采用2008—2018年珠三角城市群9個城市的面板數據,利用熵值法測度了珠三角城市群的韌性水平,并從時間和空間維度上分析了珠三角城市群韌性水平的變化情況。
研究結果表明:第一,2008—2018年珠三角城市群的韌性水平小幅波動,整體呈現逐年提升態勢,其中,城市群的社會環境韌性水平相對最高;第二,珠三角城市群的韌性水平空間分布較不平衡,表現為以廣州和深圳為中心向外輻射,廣州市的城市韌性水平在珠三角城市群中居于首位,深圳市次之。

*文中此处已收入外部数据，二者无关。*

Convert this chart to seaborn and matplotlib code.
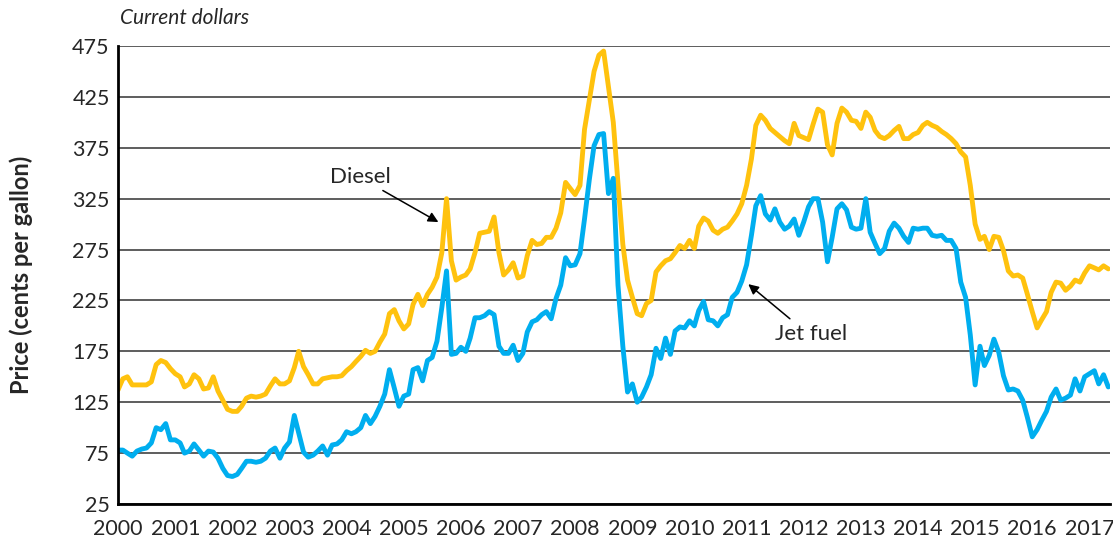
import numpy as np
import pandas as pd
import matplotlib
matplotlib.use("Agg")
import matplotlib.pyplot as plt
import seaborn as sns

# ---- data (monthly, Jan 2000 - May 2017, cents per gallon) ----
diesel = [
    137, 148, 150, 142, 142, 142, 142, 145, 162, 166, 164, 158,   # 2000
    153, 150, 140, 143, 152, 148, 138, 139, 150, 136, 127, 118,   # 2001
    116, 116, 121, 129, 131, 130, 131, 133, 141, 148, 143, 143,   # 2002
    146, 159, 175, 160, 152, 143, 143, 148, 149, 150, 150, 151,   # 2003
    156, 160, 165, 170, 176, 173, 175, 184, 192, 212, 216, 205,   # 2004
    197, 202, 221, 231, 220, 231, 238, 248, 272, 325, 264, 245,   # 2005
    248, 250, 256, 272, 291, 292, 293, 307, 272, 250, 255, 262,   # 2006
    247, 249, 269, 284, 280, 281, 287, 287, 296, 311, 341, 335,   # 2007
    329, 338, 393, 422, 450, 466, 470, 435, 400, 340, 280, 245,   # 2008
    228, 212, 210, 222, 225, 253, 259, 264, 266, 272, 279, 276,   # 2009
    284, 276, 298, 306, 303, 294, 291, 295, 297, 303, 310, 320,   # 2010
    338, 364, 397, 407, 402, 394, 390, 386, 382, 379, 399, 387,   # 2011
    385, 383, 398, 413, 410, 378, 368, 399, 414, 410, 402, 401,   # 2012
    394, 410, 405, 392, 386, 384, 387, 392, 396, 384, 384, 388,   # 2013
    390, 397, 400, 397, 395, 391, 388, 384, 379, 371, 366, 338,   # 2014
    300, 285, 288, 275, 288, 287, 274, 254, 249, 250, 247, 231,   # 2015
    214, 198, 206, 214, 233, 243, 242, 235, 239, 245, 243, 252,   # 2016
    259, 257, 255, 259, 256,                                      # 2017
]
jet_fuel = [
    78, 78, 75, 72, 77, 79, 80, 85, 100, 98, 104, 88,             # 2000
    88, 85, 75, 77, 84, 78, 72, 77, 76, 70, 60, 53,               # 2001
    52, 54, 60, 67, 67, 66, 67, 70, 77, 80, 70, 80,               # 2002
    86, 112, 95, 76, 71, 73, 77, 82, 73, 83, 84, 88,              # 2003
    96, 94, 96, 100, 112, 104, 111, 121, 133, 157, 139, 121,      # 2004
    131, 133, 157, 159, 146, 166, 169, 185, 218, 254, 172, 173,   # 2005
    179, 175, 188, 208, 208, 210, 214, 211, 180, 173, 173, 181,   # 2006
    166, 173, 194, 204, 206, 211, 214, 207, 227, 240, 267, 259,   # 2007
    260, 271, 305, 344, 377, 388, 389, 330, 345, 240, 180, 135,   # 2008
    143, 125, 130, 140, 152, 178, 168, 188, 172, 195, 199, 198,   # 2009
    205, 200, 215, 224, 206, 205, 200, 208, 211, 228, 233, 244,   # 2010
    260, 289, 318, 328, 310, 304, 315, 302, 295, 298, 305, 289,   # 2011
    302, 317, 325, 325, 302, 263, 287, 315, 320, 314, 297, 295,   # 2012
    296, 325, 292, 281, 271, 276, 293, 301, 296, 288, 282, 296,   # 2013
    295, 296, 296, 289, 288, 289, 284, 284, 276, 243, 228, 191,   # 2014
    142, 180, 161, 171, 187, 174, 151, 137, 138, 136, 127, 110,   # 2015
    91, 98, 107, 116, 130, 138, 127, 129, 132, 148, 136, 150,     # 2016
    153, 156, 143, 152, 140,                                      # 2017
]
months = pd.date_range("2000-01-01", periods=len(diesel), freq="MS")
years = list(range(2000, 2018))
y_ticks = [25, 75, 125, 175, 225, 275, 325, 375, 425, 475]

DIESEL_C = "#FFC20E"
JET_C = "#00AEEF"

sns.set_theme(style="white")
plt.rcParams["font.family"] = ["Lato", "DejaVu Sans"]

fig = plt.figure(figsize=(11.13, 5.46), dpi=100)
ax = fig.add_axes([118 / 1113, 42 / 546, (1110 - 118) / 1113, (504 - 46) / 546])

df = pd.DataFrame({"date": months, "Diesel": diesel, "Jet fuel": jet_fuel})
sns.lineplot(data=df, x="date", y="Diesel", color=DIESEL_C, linewidth=3.5, ax=ax)
sns.lineplot(data=df, x="date", y="Jet fuel", color=JET_C, linewidth=3.5, ax=ax)

ax.set_ylim(25, 475)
ax.set_xlim(pd.Timestamp("2000-01-01"), pd.Timestamp("2017-05-12"))
ax.set_yticks(y_ticks)
ax.set_yticklabels([str(v) for v in y_ticks], fontsize=15.5)
ax.set_xticks([pd.Timestamp(f"{y}-01-01") for y in years])
ax.set_xticklabels([str(y) for y in years], fontsize=15.5)
ax.tick_params(axis="x", direction="in", length=15, width=2, color="black", pad=11)
ax.tick_params(axis="y", length=0, pad=6)

ax.yaxis.grid(True, color="#505050", linewidth=1.3)
ax.xaxis.grid(False)
ax.set_axisbelow(True)
for s in ["top", "right"]:
    ax.spines[s].set_visible(False)
for s in ["left", "bottom"]:
    ax.spines[s].set_color("black")
    ax.spines[s].set_linewidth(2)
    ax.spines[s].set_zorder(5)

ax.set_xlabel("")
ax.set_ylabel("Price (cents per gallon)", fontsize=17, fontweight="bold", labelpad=28)

fig.text(120 / 1113, 1 - 18 / 546, "Current dollars", fontsize=15, style="italic",
         ha="left", va="center")

arrow = dict(arrowstyle="-|>", color="black", lw=1.1, shrinkA=0, shrinkB=0,
             mutation_scale=15)
ax.text(pd.Timestamp("2004-04-01"), 346, "Diesel", fontsize=16, ha="center", va="center")
ax.annotate("", xy=(pd.Timestamp("2005-08-10"), 302),
            xytext=(pd.Timestamp("2004-08-20"), 333), arrowprops=arrow)
ax.text(pd.Timestamp("2012-02-15"), 192, "Jet fuel", fontsize=16, ha="center", va="center")
ax.annotate("", xy=(pd.Timestamp("2011-01-12"), 241),
            xytext=(pd.Timestamp("2011-10-05"), 207), arrowprops=arrow)

fig.savefig("out.png", dpi=100)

目前,我國經濟正處于由高速增長向高質量發展轉變的關鍵時期,珠三角城市群作為粵港澳大灣區建設的重要組成部分,對于推動粵港澳大灣區的高質量發展具有重要意義。增強珠三角城市群的韌性,不僅可以提高珠三角城市群面對不利沖擊的抵抗力與恢復力,同時能促進城市向更高質量發展邁進,并為粵港澳大灣區的高水平建設助力,推進我國區域協調發展。本文的研究結論有以下啟示:第一,城市韌性的增強,不僅可以應對外部環境變化帶來的挑戰,而且能夠促進城市經濟的轉型升級,應引導珠三角城市群在經濟方面、社會方面、基礎設施水平以及生態環境方面做出調整,提高城市韌性水平;第二,面對復雜多變的外部環境,需要繼續統籌城市發展,鼓勵發達城市加快發展的同時,也要加大落后地區發展的支持力度,縮小韌性水平空間差異,促進珠三角城市群整體韌性水平不斷提高,促進珠三角城市群的協同發展,為國內大循環提供支撐,為國內國際雙循環提供動力,為經濟高質量發展注入活力。